§ **STORED DATA**
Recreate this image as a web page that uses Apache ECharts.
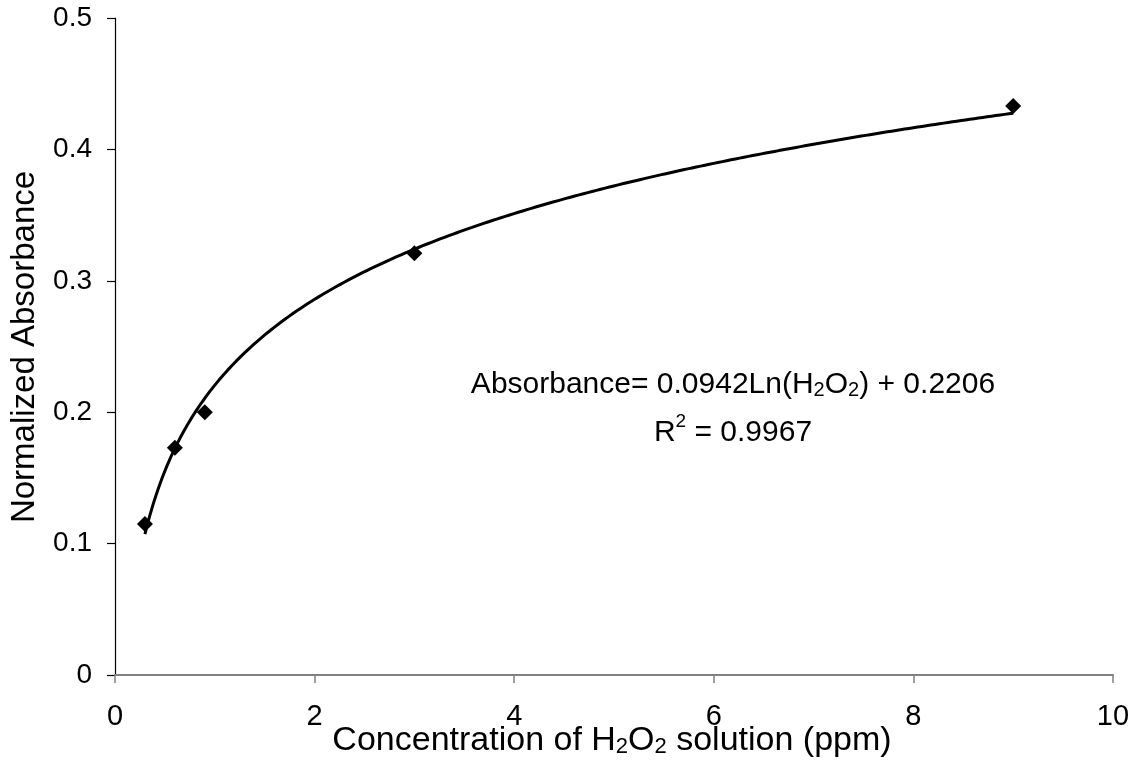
<!DOCTYPE html>
<html>
<head>
<meta charset="utf-8">
<script src="https://cdn.jsdelivr.net/npm/echarts@6/dist/echarts.min.js"></script>
<style>html,body{margin:0;padding:0;background:#fff;}#c{width:1144px;height:765px;}</style>
</head>
<body>
<div id="c"></div>
<script>
const concentration = [0.3, 0.6, 0.9, 3, 9];
const absorbance = [0.115, 0.173, 0.200, 0.321, 0.433];
const fitSlope = 0.0942;
const fitIntercept = 0.2206;
const xTicks = [0, 2, 4, 6, 8, 10];
const yTicks = [0, 0.1, 0.2, 0.3, 0.4, 0.5];

// logarithmic trendline from the chart's stated fit coefficients
const trend = [];
for (let i = 0; i <= 200; i++) {
  const x = concentration[0] + (concentration[concentration.length - 1] - concentration[0]) * i / 200;
  trend.push([x, fitSlope * Math.log(x) + fitIntercept]);
}

const font = '"Liberation Sans", Arial, sans-serif';
const chart = echarts.init(document.getElementById('c'));
chart.setOption({
  animation: false,
  backgroundColor: '#fff',
  grid: { left: 115, right: 31, top: 18, bottom: 90, containLabel: false },
  xAxis: {
    type: 'value', min: xTicks[0], max: xTicks[xTicks.length - 1], interval: 2,
    axisLine: { show: true, lineStyle: { color: '#808080', width: 2 } },
    axisTick: { show: true, inside: false, length: 8, lineStyle: { color: '#808080', width: 1.5 } },
    axisLabel: { fontFamily: font, fontSize: 29, color: '#000', margin: 27 },
    splitLine: { show: false }
  },
  yAxis: {
    type: 'value', min: yTicks[0], max: yTicks[yTicks.length - 1], interval: 0.1,
    axisLine: { show: true, onZero: false, lineStyle: { color: '#000', width: 1.2 } },
    axisTick: { show: true, inside: false, length: 8, lineStyle: { color: '#000', width: 1.2 } },
    axisLabel: { fontFamily: font, fontSize: 28, color: '#000', margin: 23, formatter: v => String(+v.toFixed(1)) },
    splitLine: { show: false }
  },
  series: [
    {
      type: 'line', data: trend, showSymbol: false, symbol: 'none',
      lineStyle: { color: '#000', width: 3 }, z: 2
    },
    {
      type: 'scatter', data: concentration.map((x, i) => [x, absorbance[i]]),
      symbol: 'diamond', symbolSize: 16, itemStyle: { color: '#000', opacity: 1 }, z: 3
    }
  ],
  graphic: [
    {
      type: 'text', x: 612, y: 739,
      style: {
        text: '{m|Concentration of H}{s|2}{m|O}{s|2}{m| solution (ppm)}',
        align: 'center', verticalAlign: 'middle',
        rich: {
          m: { fontFamily: font, fontSize: 34, fill: '#000', lineHeight: 37, verticalAlign: 'bottom' },
          s: { fontFamily: font, fontSize: 22, fill: '#000', lineHeight: 22, verticalAlign: 'bottom' }
        }
      }
    },
    {
      type: 'text', x: 25, y: 347, rotation: Math.PI / 2,
      style: {
        text: 'Normalized Absorbance', fontFamily: font, fontSize: 33, fill: '#000',
        align: 'center', verticalAlign: 'middle'
      }
    },
    {
      type: 'text', x: 733, y: 384,
      style: {
        text: '{m|Absorbance= 0.0942Ln(H}{s|2}{m|O}{s|2}{m|) + 0.2206}',
        align: 'center', verticalAlign: 'middle',
        rich: {
          m: { fontFamily: font, fontSize: 30, fill: '#000', lineHeight: 32, verticalAlign: 'bottom' },
          s: { fontFamily: font, fontSize: 20, fill: '#000', lineHeight: 20, verticalAlign: 'bottom' }
        }
      }
    },
    {
      type: 'text', x: 733, y: 430,
      style: {
        text: '{m|R}{p|2}{m| = 0.9967}',
        align: 'center', verticalAlign: 'middle',
        rich: {
          m: { fontFamily: font, fontSize: 30, fill: '#000', lineHeight: 36, verticalAlign: 'bottom' },
          p: { fontFamily: font, fontSize: 19, fill: '#000', lineHeight: 19, verticalAlign: 'top' }
        }
      }
    }
  ]
});
</script>
</body>
</html>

§ **AIM**
Send back the data above word for word, with the pictures left out.

§ **ANSWER TO THIS PROBLEM**
Recreate this image as a web page that uses Apache ECharts.
<!DOCTYPE html>
<html>
<head>
<meta charset="utf-8">
<script src="https://cdn.jsdelivr.net/npm/echarts@6/dist/echarts.min.js"></script>
<style>html,body{margin:0;padding:0;background:#fff;}#c{width:1144px;height:765px;}</style>
</head>
<body>
<div id="c"></div>
<script>
const concentration = [0.3, 0.6, 0.9, 3, 9];
const absorbance = [0.115, 0.173, 0.200, 0.321, 0.433];
const fitSlope = 0.0942;
const fitIntercept = 0.2206;
const xTicks = [0, 2, 4, 6, 8, 10];
const yTicks = [0, 0.1, 0.2, 0.3, 0.4, 0.5];

// logarithmic trendline from the chart's stated fit coefficients
const trend = [];
for (let i = 0; i <= 200; i++) {
  const x = concentration[0] + (concentration[concentration.length - 1] - concentration[0]) * i / 200;
  trend.push([x, fitSlope * Math.log(x) + fitIntercept]);
}

const font = '"Liberation Sans", Arial, sans-serif';
const chart = echarts.init(document.getElementById('c'));
chart.setOption({
  animation: false,
  backgroundColor: '#fff',
  grid: { left: 115, right: 31, top: 18, bottom: 90, containLabel: false },
  xAxis: {
    type: 'value', min: xTicks[0], max: xTicks[xTicks.length - 1], interval: 2,
    axisLine: { show: true, lineStyle: { color: '#808080', width: 2 } },
    axisTick: { show: true, inside: false, length: 8, lineStyle: { color: '#808080', width: 1.5 } },
    axisLabel: { fontFamily: font, fontSize: 29, color: '#000', margin: 27 },
    splitLine: { show: false }
  },
  yAxis: {
    type: 'value', min: yTicks[0], max: yTicks[yTicks.length - 1], interval: 0.1,
    axisLine: { show: true, onZero: false, lineStyle: { color: '#000', width: 1.2 } },
    axisTick: { show: true, inside: false, length: 8, lineStyle: { color: '#000', width: 1.2 } },
    axisLabel: { fontFamily: font, fontSize: 28, color: '#000', margin: 23, formatter: v => String(+v.toFixed(1)) },
    splitLine: { show: false }
  },
  series: [
    {
      type: 'line', data: trend, showSymbol: false, symbol: 'none',
      lineStyle: { color: '#000', width: 3 }, z: 2
    },
    {
      type: 'scatter', data: concentration.map((x, i) => [x, absorbance[i]]),
      symbol: 'diamond', symbolSize: 16, itemStyle: { color: '#000', opacity: 1 }, z: 3
    }
  ],
  graphic: [
    {
      type: 'text', x: 612, y: 739,
      style: {
        text: '{m|Concentration of H}{s|2}{m|O}{s|2}{m| solution (ppm)}',
        align: 'center', verticalAlign: 'middle',
        rich: {
          m: { fontFamily: font, fontSize: 34, fill: '#000', lineHeight: 37, verticalAlign: 'bottom' },
          s: { fontFamily: font, fontSize: 22, fill: '#000', lineHeight: 22, verticalAlign: 'bottom' }
        }
      }
    },
    {
      type: 'text', x: 25, y: 347, rotation: Math.PI / 2,
      style: {
        text: 'Normalized Absorbance', fontFamily: font, fontSize: 33, fill: '#000',
        align: 'center', verticalAlign: 'middle'
      }
    },
    {
      type: 'text', x: 733, y: 384,
      style: {
        text: '{m|Absorbance= 0.0942Ln(H}{s|2}{m|O}{s|2}{m|) + 0.2206}',
        align: 'center', verticalAlign: 'middle',
        rich: {
          m: { fontFamily: font, fontSize: 30, fill: '#000', lineHeight: 32, verticalAlign: 'bottom' },
          s: { fontFamily: font, fontSize: 20, fill: '#000', lineHeight: 20, verticalAlign: 'bottom' }
        }
      }
    },
    {
      type: 'text', x: 733, y: 430,
      style: {
        text: '{m|R}{p|2}{m| = 0.9967}',
        align: 'center', verticalAlign: 'middle',
        rich: {
          m: { fontFamily: font, fontSize: 30, fill: '#000', lineHeight: 36, verticalAlign: 'bottom' },
          p: { fontFamily: font, fontSize: 19, fill: '#000', lineHeight: 19, verticalAlign: 'top' }
        }
      }
    }
  ]
});
</script>
</body>
</html>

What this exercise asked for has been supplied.